In this context, it is necessary to find an urgent solution on how to provide clinical education to student midwives. Recommendation 6.4 of the WHO 'World's State of Nursing 2020' report advocates that countries with nursing or midwifery responsibilities should work in partnership with universities and healthcare providers in making strategic decisions about nursing and midwifery clinical education. In short, academic midwives and clinical midwifery leaders need to cooperate. Processes should be established to support the clinical education of midwifery students . In addition, midwifery research should be carried out through joint projects between universities and health care providers.
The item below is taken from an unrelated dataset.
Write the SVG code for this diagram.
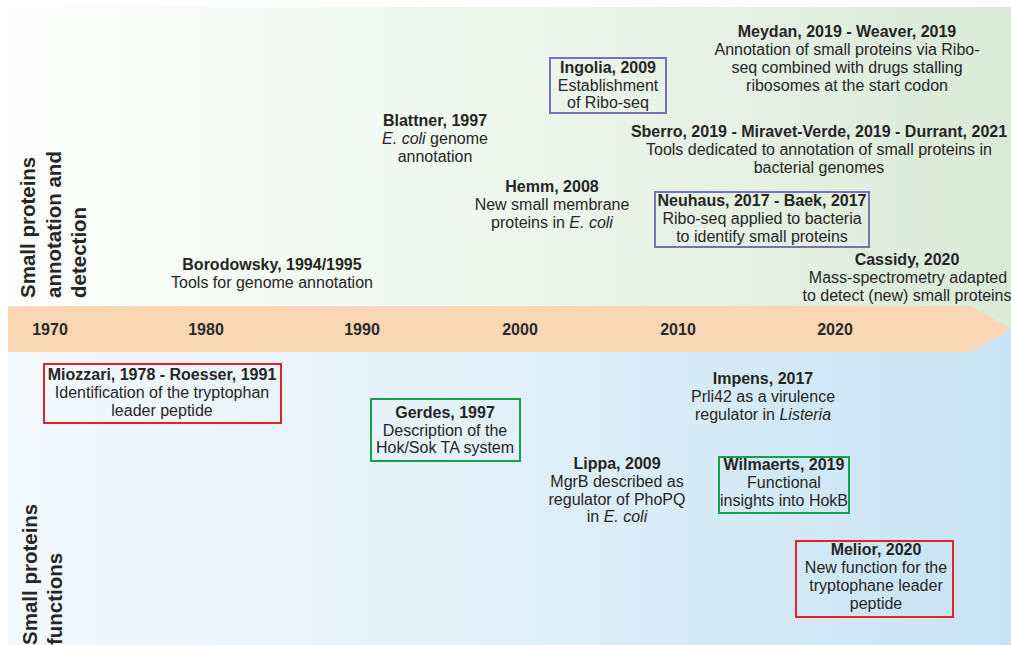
<svg xmlns="http://www.w3.org/2000/svg" width="1011" height="645" viewBox="0 0 1011 645">
<defs>
<linearGradient id="gTop" x1="0" y1="0" x2="1" y2="0">
<stop offset="0" stop-color="#fcfdfc"/>
<stop offset="0.5" stop-color="#eef6ee"/>
<stop offset="1" stop-color="#d9ebd6"/>
</linearGradient>
<linearGradient id="gBot" x1="0" y1="0" x2="1" y2="0">
<stop offset="0" stop-color="#f4f9fd"/>
<stop offset="0.5" stop-color="#e1f0f9"/>
<stop offset="1" stop-color="#c7e3f3"/>
</linearGradient>
<style>
text{font-family:"Liberation Sans",Arial,sans-serif;font-size:16px;fill:#262626;text-anchor:middle}
.b{font-weight:bold}
.i{font-style:italic}
.yr{font-weight:bold;font-size:16px;fill:#2a2a2a}
.side{font-weight:bold;font-size:20.5px;text-anchor:start;fill:#262626}
.box{fill:none;stroke-width:2}
.pu{stroke:#7c6fb6}
.gr{stroke:#17a04b}
.rd{stroke:#e8202a}
</style>
</defs>
<g id="background">
<rect x="8" y="7" width="1003" height="322" fill="url(#gTop)"/>
<rect x="8" y="329" width="1003" height="316" fill="url(#gBot)"/>
</g>
<g id="timeline">
<polygon points="8,306 971,306 1011,329 971,352 8,352" fill="#f9d6b4"/>
<text class="yr" x="50" y="335">1970</text>
<text class="yr" x="206" y="335">1980</text>
<text class="yr" x="362" y="335">1990</text>
<text class="yr" x="520" y="335">2000</text>
<text class="yr" x="678" y="335">2010</text>
<text class="yr" x="835" y="335">2020</text>
</g>
<g id="label-top">
<text class="side" transform="translate(35,298) rotate(-90)"><tspan x="0" y="0">Small proteins</tspan><tspan x="0" y="26">annotation and</tspan><tspan x="0" y="51">detection</tspan></text>
</g>
<g id="label-bottom">
<text class="side" transform="translate(37,645) rotate(-90)"><tspan x="0" y="0">Small proteins</tspan><tspan x="0" y="25">functions</tspan></text>
</g>
<g id="connectors"></g>
<g id="borodowsky">
<text x="272" y="270"><tspan class="b">Borodowsky, 1994/1995</tspan><tspan x="272" y="288">Tools for genome annotation</tspan></text>
</g>
<g id="blattner">
<text x="435" y="126"><tspan class="b">Blattner, 1997</tspan><tspan x="435" y="144"><tspan class="i">E. coli</tspan> genome</tspan><tspan x="435" y="162">annotation</tspan></text>
</g>
<g id="ingolia">
<rect class="box pu" x="550" y="58" width="116" height="55"/>
<text x="608" y="73"><tspan class="b">Ingolia, 2009</tspan><tspan x="608" y="91">Establishment</tspan><tspan x="608" y="108">of Ribo-seq</tspan></text>
</g>
<g id="hemm">
<text x="552" y="192"><tspan class="b">Hemm, 2008</tspan><tspan x="552" y="210">New small membrane</tspan><tspan x="552" y="228">proteins in <tspan class="i">E. coli</tspan></tspan></text>
</g>
<g id="meydan">
<text x="847" y="37"><tspan class="b">Meydan, 2019 - Weaver, 2019</tspan><tspan x="847" y="55">Annotation of small proteins via Ribo-</tspan><tspan x="847" y="73">seq combined with drugs stalling</tspan><tspan x="847" y="91">ribosomes at the start codon</tspan></text>
</g>
<g id="sberro">
<text x="819" y="137"><tspan class="b">Sberro, 2019 - Miravet-Verde, 2019 - Durrant, 2021</tspan><tspan x="819" y="155">Tools dedicated to annotation of small proteins in</tspan><tspan x="819" y="173">bacterial genomes</tspan></text>
</g>
<g id="neuhaus">
<rect class="box pu" x="655" y="192" width="214" height="55"/>
<text x="762" y="206"><tspan class="b">Neuhaus, 2017 - Baek, 2017</tspan><tspan x="762" y="224">Ribo-seq applied to bacteria</tspan><tspan x="762" y="242">to identify small proteins</tspan></text>
</g>
<g id="cassidy">
<text x="907" y="265"><tspan class="b">Cassidy, 2020</tspan><tspan x="908" y="283">Mass-spectrometry adapted</tspan><tspan x="907" y="301">to detect (new) small proteins</tspan></text>
</g>
<g id="miozzari">
<rect class="box rd" x="44" y="364" width="237" height="59"/>
<text x="162" y="380"><tspan class="b">Miozzari, 1978 - Roesser, 1991</tspan><tspan x="162" y="398">Identification of the tryptophan</tspan><tspan x="162" y="416">leader peptide</tspan></text>
</g>
<g id="gerdes">
<rect class="box gr" x="371" y="399" width="149" height="62"/>
<text x="445" y="418"><tspan class="b">Gerdes, 1997</tspan><tspan x="445" y="436">Description of the</tspan><tspan x="445" y="453">Hok/Sok TA system</tspan></text>
</g>
<g id="impens">
<text x="763" y="384"><tspan class="b">Impens, 2017</tspan><tspan x="763" y="402">Prli42 as a virulence</tspan><tspan x="763" y="420">regulator in <tspan class="i">Listeria</tspan></tspan></text>
</g>
<g id="lippa">
<text x="617" y="469"><tspan class="b">Lippa, 2009</tspan><tspan x="617" y="487">MgrB described as</tspan><tspan x="617" y="505">regulator of PhoPQ</tspan><tspan x="617" y="522">in <tspan class="i">E. coli</tspan></tspan></text>
</g>
<g id="wilmaerts">
<rect class="box gr" x="719" y="457" width="130" height="56"/>
<text x="784" y="470"><tspan class="b">Wilmaerts, 2019</tspan><tspan x="784" y="488">Functional</tspan><tspan x="784" y="506">insights into HokB</tspan></text>
</g>
<g id="melior">
<rect class="box rd" x="796" y="541" width="157" height="76"/>
<text x="876" y="555"><tspan class="b">Melior, 2020</tspan><tspan x="876" y="573">New function for the</tspan><tspan x="876" y="591">tryptophane leader</tspan><tspan x="876" y="609">peptide</tspan></text>
</g>
</svg>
We need to organize and facilitate clinical training in order to train competent, confident and reliable midwives during the pandemic period. It should not be ignored that the COVID-19 epidemic will not disappear soon and can be controlled in the next 4-5 years. When it is under control, it should not be forgotten that more planned action should be taken on what can be done about the next global epidemic. It is necessary to meet the need for health professionals that will increase in the future determined by WHO, and to prepare midwifery education for the future by preparing for the next global challenge. Midwives can make a big difference in the lives of women and families. It should not be forgotten that we are living in a new viral age and without appropriate qualified midwives, demands for preconceptional care, pregnancy, delivery and postpartum care cannot be met.